* **RECORDS SUPPLIED**
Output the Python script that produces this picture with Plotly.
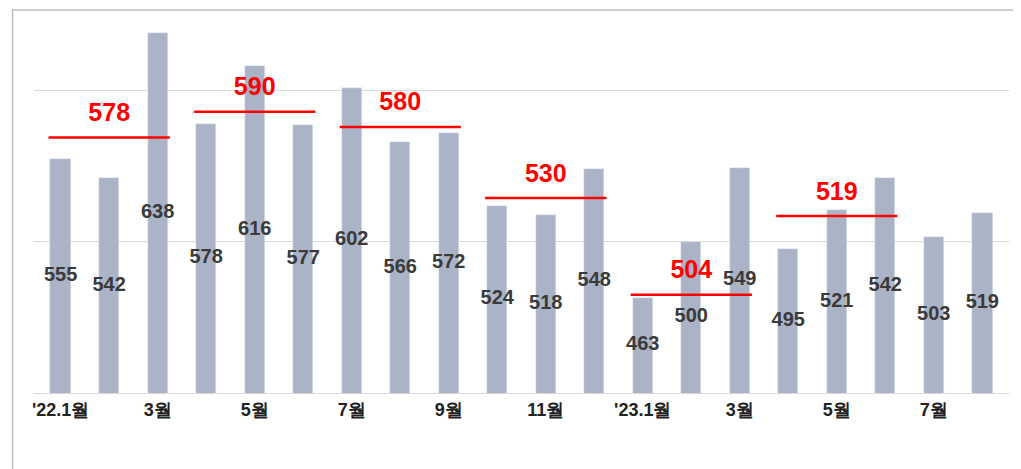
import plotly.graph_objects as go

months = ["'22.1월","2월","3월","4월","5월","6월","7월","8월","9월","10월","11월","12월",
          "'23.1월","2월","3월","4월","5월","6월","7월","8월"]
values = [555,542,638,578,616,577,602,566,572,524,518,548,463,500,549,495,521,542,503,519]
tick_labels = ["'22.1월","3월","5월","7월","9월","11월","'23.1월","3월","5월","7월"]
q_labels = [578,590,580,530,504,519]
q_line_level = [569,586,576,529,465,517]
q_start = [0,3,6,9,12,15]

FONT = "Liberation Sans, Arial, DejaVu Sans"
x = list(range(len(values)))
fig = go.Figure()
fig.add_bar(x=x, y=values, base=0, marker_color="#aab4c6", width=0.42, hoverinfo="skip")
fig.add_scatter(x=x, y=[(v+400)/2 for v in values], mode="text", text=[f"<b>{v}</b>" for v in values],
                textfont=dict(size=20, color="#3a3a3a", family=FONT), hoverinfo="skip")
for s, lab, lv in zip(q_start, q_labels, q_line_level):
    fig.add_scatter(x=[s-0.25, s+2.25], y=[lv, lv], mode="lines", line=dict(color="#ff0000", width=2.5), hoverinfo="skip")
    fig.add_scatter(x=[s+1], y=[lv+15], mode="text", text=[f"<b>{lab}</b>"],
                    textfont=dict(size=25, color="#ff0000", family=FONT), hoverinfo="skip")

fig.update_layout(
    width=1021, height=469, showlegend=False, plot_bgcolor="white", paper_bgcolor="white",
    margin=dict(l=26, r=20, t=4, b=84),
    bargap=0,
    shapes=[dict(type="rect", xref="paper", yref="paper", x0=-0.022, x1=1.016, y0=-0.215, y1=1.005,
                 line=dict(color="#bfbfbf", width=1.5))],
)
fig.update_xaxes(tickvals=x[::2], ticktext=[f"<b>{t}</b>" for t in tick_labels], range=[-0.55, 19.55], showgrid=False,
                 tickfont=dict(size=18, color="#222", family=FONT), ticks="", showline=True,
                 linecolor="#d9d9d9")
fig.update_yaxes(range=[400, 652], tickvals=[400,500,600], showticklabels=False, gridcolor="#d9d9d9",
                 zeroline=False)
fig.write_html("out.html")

* * *

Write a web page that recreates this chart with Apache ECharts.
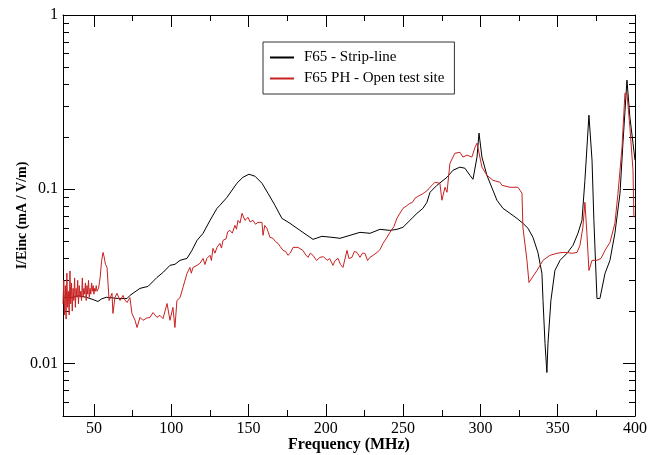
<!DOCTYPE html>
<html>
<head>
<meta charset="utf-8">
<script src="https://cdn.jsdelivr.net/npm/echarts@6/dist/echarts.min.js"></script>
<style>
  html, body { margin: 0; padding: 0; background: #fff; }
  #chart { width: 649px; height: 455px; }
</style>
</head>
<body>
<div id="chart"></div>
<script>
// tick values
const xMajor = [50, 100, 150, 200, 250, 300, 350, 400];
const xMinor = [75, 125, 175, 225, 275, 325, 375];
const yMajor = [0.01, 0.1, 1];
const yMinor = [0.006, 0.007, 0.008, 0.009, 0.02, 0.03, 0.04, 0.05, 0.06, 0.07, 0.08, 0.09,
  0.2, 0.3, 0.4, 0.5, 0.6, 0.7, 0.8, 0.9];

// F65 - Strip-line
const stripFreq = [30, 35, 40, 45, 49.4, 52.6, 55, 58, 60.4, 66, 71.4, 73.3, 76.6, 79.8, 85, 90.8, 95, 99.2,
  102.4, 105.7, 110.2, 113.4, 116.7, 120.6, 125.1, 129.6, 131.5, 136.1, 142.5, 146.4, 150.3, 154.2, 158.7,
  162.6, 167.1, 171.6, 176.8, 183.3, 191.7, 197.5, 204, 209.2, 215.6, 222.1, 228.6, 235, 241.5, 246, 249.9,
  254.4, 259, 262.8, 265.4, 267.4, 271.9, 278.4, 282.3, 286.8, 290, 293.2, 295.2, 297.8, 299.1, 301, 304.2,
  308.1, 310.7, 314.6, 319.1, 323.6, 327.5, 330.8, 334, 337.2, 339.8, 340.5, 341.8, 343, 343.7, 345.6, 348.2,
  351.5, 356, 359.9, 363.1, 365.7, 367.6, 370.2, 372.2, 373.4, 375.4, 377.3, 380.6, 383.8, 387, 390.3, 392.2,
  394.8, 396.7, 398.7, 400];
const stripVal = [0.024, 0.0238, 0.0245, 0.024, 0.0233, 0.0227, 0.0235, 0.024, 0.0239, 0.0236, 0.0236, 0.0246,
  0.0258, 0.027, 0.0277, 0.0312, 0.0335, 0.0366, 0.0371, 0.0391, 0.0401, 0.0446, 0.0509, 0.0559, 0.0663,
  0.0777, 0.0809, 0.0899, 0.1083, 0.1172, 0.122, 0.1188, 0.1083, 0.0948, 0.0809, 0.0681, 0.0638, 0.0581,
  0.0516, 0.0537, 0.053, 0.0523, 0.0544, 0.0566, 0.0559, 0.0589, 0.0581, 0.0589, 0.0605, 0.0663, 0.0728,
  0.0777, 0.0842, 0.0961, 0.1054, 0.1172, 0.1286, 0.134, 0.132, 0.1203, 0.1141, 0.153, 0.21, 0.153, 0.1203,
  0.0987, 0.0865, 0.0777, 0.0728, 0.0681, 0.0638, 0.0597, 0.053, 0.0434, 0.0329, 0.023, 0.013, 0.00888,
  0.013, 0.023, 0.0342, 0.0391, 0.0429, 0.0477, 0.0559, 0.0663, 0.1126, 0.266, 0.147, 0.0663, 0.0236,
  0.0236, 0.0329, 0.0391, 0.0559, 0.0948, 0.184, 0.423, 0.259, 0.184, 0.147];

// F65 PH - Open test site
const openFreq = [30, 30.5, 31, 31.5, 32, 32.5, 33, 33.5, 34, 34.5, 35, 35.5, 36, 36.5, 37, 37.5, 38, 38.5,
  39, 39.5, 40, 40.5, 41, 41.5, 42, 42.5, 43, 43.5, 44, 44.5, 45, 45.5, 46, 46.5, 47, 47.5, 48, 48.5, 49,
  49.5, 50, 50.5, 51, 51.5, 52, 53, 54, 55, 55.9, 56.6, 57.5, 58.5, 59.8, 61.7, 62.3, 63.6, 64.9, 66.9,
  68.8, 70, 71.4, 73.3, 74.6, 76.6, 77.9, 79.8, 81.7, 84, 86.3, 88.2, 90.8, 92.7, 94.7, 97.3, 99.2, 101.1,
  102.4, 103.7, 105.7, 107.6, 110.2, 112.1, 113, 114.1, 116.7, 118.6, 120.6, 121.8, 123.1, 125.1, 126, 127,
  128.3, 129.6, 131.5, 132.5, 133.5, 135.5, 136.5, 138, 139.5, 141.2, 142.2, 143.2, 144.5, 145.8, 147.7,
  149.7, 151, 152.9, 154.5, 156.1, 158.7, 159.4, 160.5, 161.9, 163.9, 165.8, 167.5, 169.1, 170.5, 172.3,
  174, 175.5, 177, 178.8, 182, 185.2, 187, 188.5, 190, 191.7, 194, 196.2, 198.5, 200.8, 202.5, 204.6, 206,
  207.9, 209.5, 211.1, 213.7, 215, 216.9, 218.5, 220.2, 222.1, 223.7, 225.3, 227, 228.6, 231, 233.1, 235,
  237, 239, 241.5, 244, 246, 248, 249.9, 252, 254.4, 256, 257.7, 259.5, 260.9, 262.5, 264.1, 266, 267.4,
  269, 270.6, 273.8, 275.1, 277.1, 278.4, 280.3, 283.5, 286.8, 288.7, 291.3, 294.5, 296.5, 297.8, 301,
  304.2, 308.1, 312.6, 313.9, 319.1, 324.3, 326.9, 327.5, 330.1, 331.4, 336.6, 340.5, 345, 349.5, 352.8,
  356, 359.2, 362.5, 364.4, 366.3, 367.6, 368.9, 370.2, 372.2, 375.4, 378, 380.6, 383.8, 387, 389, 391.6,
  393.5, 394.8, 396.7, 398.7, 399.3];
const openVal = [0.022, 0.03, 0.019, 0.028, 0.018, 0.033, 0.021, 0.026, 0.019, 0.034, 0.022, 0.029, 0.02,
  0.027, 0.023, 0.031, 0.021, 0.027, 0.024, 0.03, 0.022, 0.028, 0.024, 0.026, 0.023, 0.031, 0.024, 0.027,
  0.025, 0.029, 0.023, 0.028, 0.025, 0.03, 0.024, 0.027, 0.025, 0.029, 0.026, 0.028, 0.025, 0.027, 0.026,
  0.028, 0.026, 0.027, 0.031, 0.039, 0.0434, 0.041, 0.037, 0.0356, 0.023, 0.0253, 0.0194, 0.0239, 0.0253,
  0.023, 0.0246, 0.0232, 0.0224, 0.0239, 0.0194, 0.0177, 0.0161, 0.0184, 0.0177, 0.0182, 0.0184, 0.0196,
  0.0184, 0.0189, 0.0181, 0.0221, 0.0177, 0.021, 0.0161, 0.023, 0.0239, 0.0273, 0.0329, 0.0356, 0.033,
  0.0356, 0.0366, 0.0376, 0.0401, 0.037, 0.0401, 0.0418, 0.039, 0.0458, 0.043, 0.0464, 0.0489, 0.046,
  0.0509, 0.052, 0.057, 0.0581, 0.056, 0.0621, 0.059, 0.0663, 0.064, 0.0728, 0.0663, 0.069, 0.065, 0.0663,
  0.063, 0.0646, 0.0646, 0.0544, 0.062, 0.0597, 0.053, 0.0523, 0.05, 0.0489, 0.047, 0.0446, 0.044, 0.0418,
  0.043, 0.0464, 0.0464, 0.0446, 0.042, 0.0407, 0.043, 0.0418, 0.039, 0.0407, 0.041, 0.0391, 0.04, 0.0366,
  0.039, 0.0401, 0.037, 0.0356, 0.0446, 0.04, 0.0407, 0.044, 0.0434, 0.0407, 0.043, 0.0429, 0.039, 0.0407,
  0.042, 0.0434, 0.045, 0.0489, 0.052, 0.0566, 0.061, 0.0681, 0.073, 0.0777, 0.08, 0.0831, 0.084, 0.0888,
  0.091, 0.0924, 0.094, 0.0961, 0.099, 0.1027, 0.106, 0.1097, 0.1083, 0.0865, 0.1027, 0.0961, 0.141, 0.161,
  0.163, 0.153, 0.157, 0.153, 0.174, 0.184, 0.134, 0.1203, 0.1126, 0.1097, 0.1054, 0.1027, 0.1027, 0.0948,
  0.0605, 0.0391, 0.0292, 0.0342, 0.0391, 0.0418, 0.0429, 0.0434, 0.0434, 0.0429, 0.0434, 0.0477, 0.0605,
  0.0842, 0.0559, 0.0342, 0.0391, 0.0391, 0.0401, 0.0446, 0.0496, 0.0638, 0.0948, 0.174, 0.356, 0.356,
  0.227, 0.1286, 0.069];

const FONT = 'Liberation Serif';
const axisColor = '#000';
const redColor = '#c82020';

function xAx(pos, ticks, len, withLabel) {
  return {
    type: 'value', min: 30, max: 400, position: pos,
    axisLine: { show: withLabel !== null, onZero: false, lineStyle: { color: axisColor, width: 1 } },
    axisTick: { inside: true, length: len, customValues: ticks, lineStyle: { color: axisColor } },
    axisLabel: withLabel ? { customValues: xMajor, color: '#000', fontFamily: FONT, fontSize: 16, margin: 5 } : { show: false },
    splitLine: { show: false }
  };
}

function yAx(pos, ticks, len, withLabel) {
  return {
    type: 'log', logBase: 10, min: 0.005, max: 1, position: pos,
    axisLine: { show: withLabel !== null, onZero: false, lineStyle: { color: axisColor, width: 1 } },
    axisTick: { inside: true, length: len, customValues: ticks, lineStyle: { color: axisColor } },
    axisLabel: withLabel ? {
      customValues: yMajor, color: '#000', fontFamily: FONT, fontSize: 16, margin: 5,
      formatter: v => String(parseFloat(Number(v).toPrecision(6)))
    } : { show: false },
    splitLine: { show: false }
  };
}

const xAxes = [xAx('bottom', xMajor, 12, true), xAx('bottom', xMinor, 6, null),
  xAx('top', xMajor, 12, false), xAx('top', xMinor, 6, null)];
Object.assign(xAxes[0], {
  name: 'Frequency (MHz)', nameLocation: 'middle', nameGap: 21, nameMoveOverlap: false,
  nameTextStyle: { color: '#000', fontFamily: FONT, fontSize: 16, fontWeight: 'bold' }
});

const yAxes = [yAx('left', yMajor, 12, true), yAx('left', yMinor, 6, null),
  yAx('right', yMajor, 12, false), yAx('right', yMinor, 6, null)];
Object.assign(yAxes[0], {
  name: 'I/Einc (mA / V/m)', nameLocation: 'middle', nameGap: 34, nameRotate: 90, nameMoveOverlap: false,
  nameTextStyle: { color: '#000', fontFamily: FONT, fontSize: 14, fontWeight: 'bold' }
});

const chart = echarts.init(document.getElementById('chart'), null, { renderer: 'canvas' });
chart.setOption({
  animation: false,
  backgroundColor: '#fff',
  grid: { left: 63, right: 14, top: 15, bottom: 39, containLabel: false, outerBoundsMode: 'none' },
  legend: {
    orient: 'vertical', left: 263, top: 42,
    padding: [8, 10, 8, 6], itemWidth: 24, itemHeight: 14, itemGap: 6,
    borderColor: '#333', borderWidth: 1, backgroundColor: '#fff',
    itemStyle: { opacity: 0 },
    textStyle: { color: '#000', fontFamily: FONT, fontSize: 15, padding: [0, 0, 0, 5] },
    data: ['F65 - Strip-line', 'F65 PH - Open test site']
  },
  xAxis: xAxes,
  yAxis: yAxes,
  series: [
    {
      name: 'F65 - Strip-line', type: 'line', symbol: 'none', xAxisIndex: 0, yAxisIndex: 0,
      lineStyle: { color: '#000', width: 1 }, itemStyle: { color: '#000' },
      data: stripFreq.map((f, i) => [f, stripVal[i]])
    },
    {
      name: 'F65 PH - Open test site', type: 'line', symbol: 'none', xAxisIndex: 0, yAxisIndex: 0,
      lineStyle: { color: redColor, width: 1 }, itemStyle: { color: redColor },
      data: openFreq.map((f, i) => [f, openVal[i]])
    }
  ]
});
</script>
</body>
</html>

* **TO DO**
Copy the lines above exactly, starting with the line that contains "Output the Python" and ending with the line that contains "import plotly.graph_objects as go", and leave out any pictures.

* **RESULT OF THIS TASK**
Output the Python script that produces this picture with Plotly.
import plotly.graph_objects as go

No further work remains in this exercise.